Gugatan warga Negara (Citizen Law Suit) bertujuan untuk melindungi kepentingan umum atau masyarakat luas dari kerugian public berupa terlanggarnya hak asasi manusia sebagai akibat tindakan atau kelalaian/pembiaran yang dilakukan oleh Negara. Gugatan ini diajukan kepada Pemerintah, disebabkan karena sebagai penyelenggara negara Republik Indonesia yang bertugas sebagai pengemban amanat tujuan negara sebagaimana dinyatakan dalam Pembukaan UUD 1945, bertanggung jawab memberikan perlindungan, pemajuan, penegakan, dan pemenuhan Hak Asasi Manusia terutama mengambil langkah implementasi yang efektif dalam bidang hukum, politik, ekonomi, sosial budaya, pertahanan keamanan negara, dan bidang lain. Namun demikian kami melihat dalam upaya penyelenggaraan penanggulangan bencana erupsi Gunungapi Sinabung pemerintah belum bekerja secara maksimal sebagaimana mandat yang diberikan oleh peraturan perundang-undangan.
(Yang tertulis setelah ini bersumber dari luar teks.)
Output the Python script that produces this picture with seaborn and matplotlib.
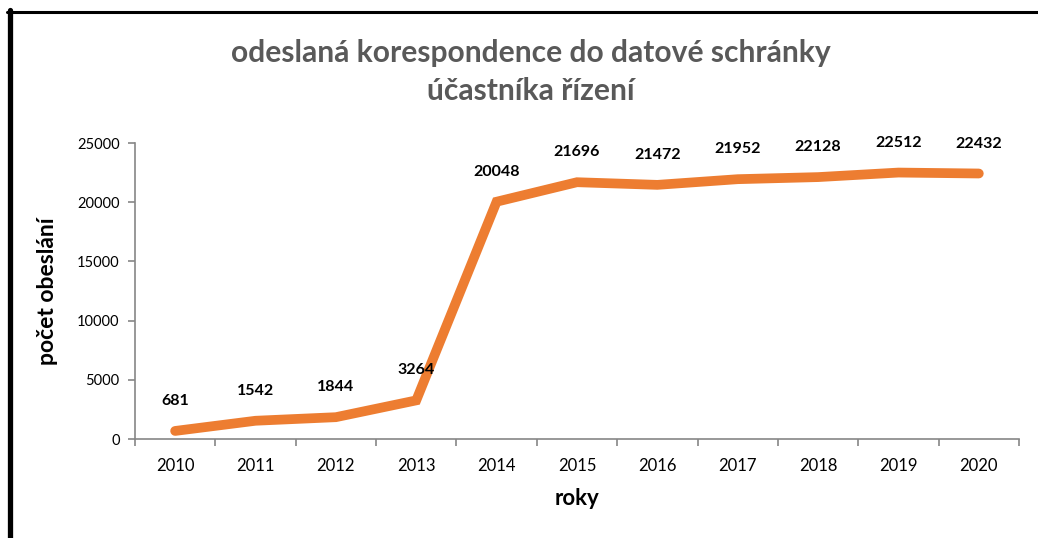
import numpy as np
import pandas as pd
import matplotlib
matplotlib.use("Agg")
import matplotlib.pyplot as plt
import seaborn as sns
from matplotlib.lines import Line2D

years = ["2010", "2011", "2012", "2013", "2014", "2015", "2016", "2017", "2018", "2019", "2020"]
values = [681, 1542, 1844, 3264, 20048, 21696, 21472, 21952, 22128, 22512, 22432]
yticks = [0, 5000, 10000, 15000, 20000, 25000]

title = "odeslaná korespondence do datové schránky\núčastníka řízení"
xlabel = "roky"
ylabel = "počet obeslání"

sns.set_theme(style="white")
plt.rcParams["font.family"] = ["Lato", "DejaVu Sans"]

fig = plt.figure(figsize=(10.38, 5.38), dpi=100)
ax = fig.add_axes([0.130, 0.184, 0.8517, 0.550])

df = pd.DataFrame({"rok": years, "pocet": values})
sns.lineplot(data=df, x="rok", y="pocet", ax=ax, color="#ED7D31", linewidth=7,
             solid_capstyle="round", solid_joinstyle="miter", sort=False)

for i, v in enumerate(values):
    ax.annotate(str(v), (i, v), xytext=(0, 16.5), textcoords="offset points",
                ha="center", va="bottom", fontsize=11.5, fontweight="bold", color="black")

ax.set_xlim(-0.5, len(years) - 0.5)
ax.set_ylim(0, 25000)
ax.set_yticks(yticks)
ax.set_yticklabels([str(t) for t in yticks])
ax.set_xticks(np.arange(-0.5, len(years)), minor=True)

axis_col = "#868686"
for s in ["top", "right"]:
    ax.spines[s].set_visible(False)
for s in ["left", "bottom"]:
    ax.spines[s].set_color(axis_col)
    ax.spines[s].set_linewidth(1.2)

ax.tick_params(axis="x", which="major", length=0, labelsize=12, colors="black", pad=14)
ax.tick_params(axis="x", which="minor", length=5, width=1.2, color=axis_col, direction="out", bottom=True)
ax.tick_params(axis="y", which="major", length=5, width=1.2, color=axis_col, direction="out",
               left=True, labelsize=10.5, labelcolor="black", pad=6)
ax.grid(False)

ax.set_xlabel(xlabel, fontsize=16, fontweight="bold", color="black", labelpad=10)
ax.set_ylabel(ylabel, fontsize=16.5, fontweight="bold", color="black", labelpad=14)

fig.text(0.511, 0.866, title, ha="center", va="center", fontsize=21.6, fontweight="bold",
         color="#595959", linespacing=1.45)

# frame lines
fig.add_artist(Line2D([7/1038, 1.0], [1 - 11.5/538, 1 - 11.5/538], transform=fig.transFigure,
                      color="black", linewidth=2.2))
fig.add_artist(Line2D([9.5/1038, 9.5/1038], [0, 1 - 10/538], transform=fig.transFigure,
                      color="black", linewidth=3.8))

fig.savefig("out.png", dpi=100, facecolor="white")
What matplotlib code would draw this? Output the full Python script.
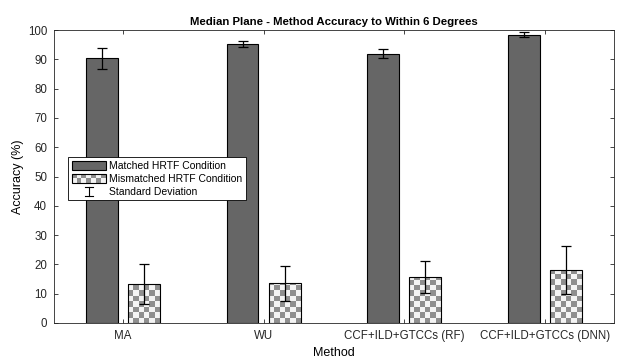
import numpy as np
import matplotlib
matplotlib.use("Agg")
import matplotlib.pyplot as plt
from matplotlib.patches import Rectangle
from matplotlib.lines import Line2D
from matplotlib.legend_handler import HandlerBase

methods = ["MA", "WU", "CCF+ILD+GTCCs (RF)", "CCF+ILD+GTCCs (DNN)"]
matched = [90.4, 95.3, 92.0, 98.5]
matched_sd = [3.6, 1.0, 1.5, 0.8]
mismatched = [13.3, 13.5, 15.7, 18.0]
mismatched_sd = [6.7, 6.0, 5.5, 8.2]

plt.rcParams["font.family"] = ["Liberation Sans", "DejaVu Sans"]

DARK = "#666666"
CHECK = "#8f8f8f"
LIGHT = "#f4f4f4"


def checker(ax, rect, cell_x, cell_y):
    # fill a bar with a grey/white checkerboard, clipped to the bar
    x0, y0 = rect.get_x(), rect.get_y()
    w, h = rect.get_width(), rect.get_height()
    nx = int(np.ceil(w / cell_x))
    ny = int(np.ceil(h / cell_y))
    grid = (np.add.outer(np.arange(ny), np.arange(nx)) % 2).astype(float)
    img = ax.imshow(grid, cmap=matplotlib.colors.ListedColormap([LIGHT, CHECK]),
                    extent=(x0, x0 + nx * cell_x, y0, y0 + ny * cell_y),
                    origin="lower", interpolation="nearest", aspect="auto",
                    zorder=2)
    img.set_clip_path(rect)


class CheckerHandler(HandlerBase):
    def create_artists(self, legend, orig_handle, xdescent, ydescent,
                       width, height, fontsize, trans):
        arts = []
        n_x, n_y = 7, 2
        cw, ch = width / n_x, height / n_y
        for i in range(n_x):
            for j in range(n_y):
                c = CHECK if (i + j) % 2 else LIGHT
                arts.append(Rectangle((-xdescent + i * cw, -ydescent + j * ch), cw, ch,
                                      facecolor=c, edgecolor="none", transform=trans))
        arts.append(Rectangle((-xdescent, -ydescent), width, height, facecolor="none",
                              edgecolor="black", lw=0.8, transform=trans))
        return arts


class ErrHandler(HandlerBase):
    def create_artists(self, legend, orig_handle, xdescent, ydescent,
                       width, height, fontsize, trans):
        cx = -xdescent + width / 2
        y0, y1 = -ydescent, -ydescent + height
        arts = [Line2D([cx, cx], [y0, y1], color="black", lw=0.8, transform=trans),
                Line2D([cx - 3, cx + 3], [y0, y0], color="black", lw=0.8, transform=trans),
                Line2D([cx - 3, cx + 3], [y1, y1], color="black", lw=0.8, transform=trans)]
        return arts


fig = plt.figure(figsize=(6.18, 3.58), dpi=100)
ax = fig.add_axes([0.0874, 0.0978, 0.906, 0.818])

x = np.arange(1, len(methods) + 1)
bw = 0.227
off = 0.15

b1 = ax.bar(x - off, matched, bw, color=DARK, edgecolor="black", lw=0.8, zorder=2)
b2 = ax.bar(x + off, mismatched, bw, color="none", edgecolor="black", lw=0.8, zorder=3)
for r in b2:
    checker(ax, r, 0.038, 1.85)

ax.errorbar(x - off, matched, yerr=matched_sd, fmt="none", ecolor="black",
            elinewidth=0.9, capsize=3.5, capthick=0.9, zorder=4)
ax.errorbar(x + off, mismatched, yerr=mismatched_sd, fmt="none", ecolor="black",
            elinewidth=0.9, capsize=3.5, capthick=0.9, zorder=4)

ax.set_xlim(0.51, 4.49)
ax.set_ylim(0, 100)
ax.set_yticks(np.arange(0, 101, 10))
ax.set_xticks(x)
ax.set_xticklabels(methods)
ax.tick_params(direction="in", top=True, right=True, labelsize=8.3,
               length=3, width=0.6, colors="#262626", pad=5)
for s in ax.spines.values():
    s.set_linewidth(0.6)
    s.set_color("#262626")

ax.set_title("Median Plane - Method Accuracy to Within 6 Degrees",
             fontsize=8.2, fontweight="bold", pad=4)
ax.set_xlabel("Method", fontsize=9, labelpad=4)
ax.set_ylabel("Accuracy (%)", fontsize=9, labelpad=3)

h1 = Rectangle((0, 0), 1, 1, facecolor=DARK, edgecolor="black", lw=0.8)
h2 = Rectangle((0, 0), 1, 1)
h3 = Line2D([], [])
leg = ax.legend([h1, h2, h3],
                ["Matched HRTF Condition", "Mismatched HRTF Condition", "Standard Deviation"],
                handler_map={h2: CheckerHandler(), h3: ErrHandler()},
                loc="upper left", bbox_to_anchor=(0.025, 0.567), fontsize=7.5,
                handlelength=3.3, handleheight=0.95, handletextpad=0.3,
                labelspacing=0.28, borderpad=0.35, borderaxespad=0,
                fancybox=False, framealpha=1, edgecolor="black")
leg.get_frame().set_linewidth(0.6)

fig.savefig("out.png", dpi=100)
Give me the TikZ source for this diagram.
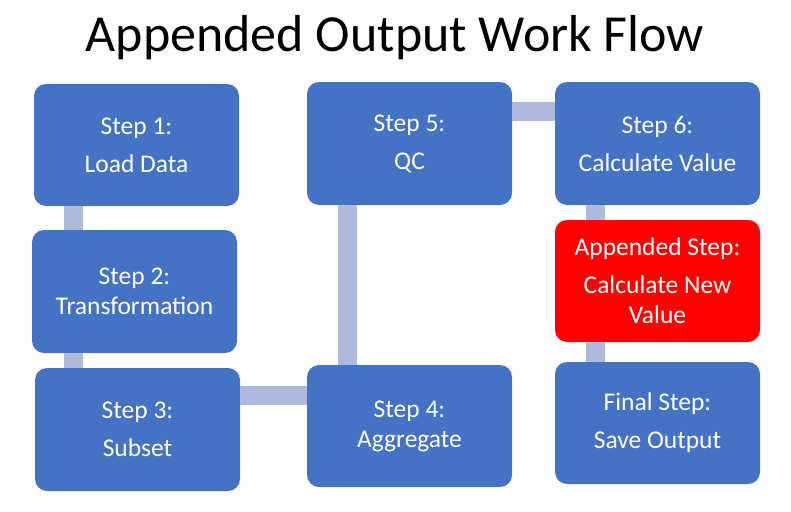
\documentclass[tikz,border=0pt]{standalone}
\usepackage{fontspec}
\setmainfont{Carlito}
\usepackage{tikz}
\usetikzlibrary{positioning}

\definecolor{stepblue}{HTML}{4472C4}
\definecolor{linkblue}{HTML}{AEB9DC}
\definecolor{addred}{HTML}{FF0000}

\begin{document}
\begin{tikzpicture}[
    x=1pt, y=-1pt,
    stepbox/.style={rectangle, fill=stepblue, text=white, rounded corners=12pt, minimum width=205pt, minimum height=122pt, inner sep=0pt, align=center, font=\fontsize{25.5}{30}\selectfont},
    addbox/.style={stepbox, fill=addred},
    link/.style={draw=linkblue, line width=19pt},
    ]
    \useasboundingbox (0,0) rectangle (791,511);

    % Title
    \node[anchor=base, font=\fontsize{52}{60}\selectfont] (title) at (395,52) {Appended Output Work Flow};

    % Nodes
    \node[stepbox] (step1) at (136.5,145) {Step 1:\\[8pt]Load Data};
    \node[stepbox, minimum height=123pt] (step2) at (134.5,291.5) {Step 2:\\Transformation};
    \node[stepbox, minimum height=123pt] (step3) at (137.5,429.5) {Step 3:\\[8pt]Subset};
    \node[stepbox] (step4) at (409.5,426) {Step 4:\\Aggregate};
    \node[stepbox, minimum height=123pt] (step5) at (409.5,143.5) {Step 5:\\[8pt]QC};
    \node[stepbox, minimum height=123pt] (step6) at (657.5,143.5) {Step 6:\\[8pt]Calculate Value};
    \node[addbox] (added) at (657.5,281) {Appended Step:\\[8pt]Calculate New\\Value};
    \node[stepbox] (final) at (657.5,423) {Final Step:\\[8pt]Save Output};

    % Edges
    \draw[link] ([xshift=39.5pt]step1.south west) -- ([xshift=39.5pt]step1.south west |- step2.north);
    \draw[link] ([xshift=41.5pt]step2.south west) -- ([xshift=41.5pt]step2.south west |- step3.north);
    \draw[link] ([yshift=-27.5pt]step3.north east) -- ([yshift=-27.5pt]step3.north east -| step4.west);
    \draw[link] ([xshift=40.5pt]step4.north west) -- ([xshift=40.5pt]step4.north west |- step5.south);
    \draw[link] ([yshift=-29.5pt]step5.north east) -- ([yshift=-29.5pt]step5.north east -| step6.west);
    \draw[link] ([xshift=40.5pt]step6.south west) -- ([xshift=40.5pt]step6.south west |- added.north);
    \draw[link] ([xshift=40.5pt]added.south west) -- ([xshift=40.5pt]added.south west |- final.north);
\end{tikzpicture}
\end{document}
Absennya ketiga tergugat dalam persidangan tersebut juga merupakan salah satu tindakan kelalaian Negara dalam menyelesaikan permasalahan bencana Sinabung. Dalam persidangan, wakil dari tiap lembaga tidak bisa memberikan surat kuasa yang membuktikan bahwa mereka adalah salah satu perwakilan dan berkuasa penuh dalam persidangan tersebut. Surat tugas yang dibawa tidak bisa memenuhi syarat, maka kehadiran mereka dianggap absen. Hal ini juga merupakan salah satu tanda bahwa Negara tidak beretika baik. Lambannya birokrasi mengakibatkan ada indikasi Negara ingin memperlama persidangan ini dan akhirnya permasalahan penanggulangan bencana pun semakin lama.
Hesron Milala selaku penggugat mengatakan bahwa kedatangannya setiap kali persidangan berbuahkan kekecewaan. Karena sidang tidak dapat dilanjutkan karena tidak lengkapnya berkas dari para tergugat. Beliau meminta kiranya para tergugat lebih cepat dalam merespon permasalahan mereka para penyintas. Kelalaian penggugat ini mengakibatkan persidangan diundur sampai tanggal 1 November 2018.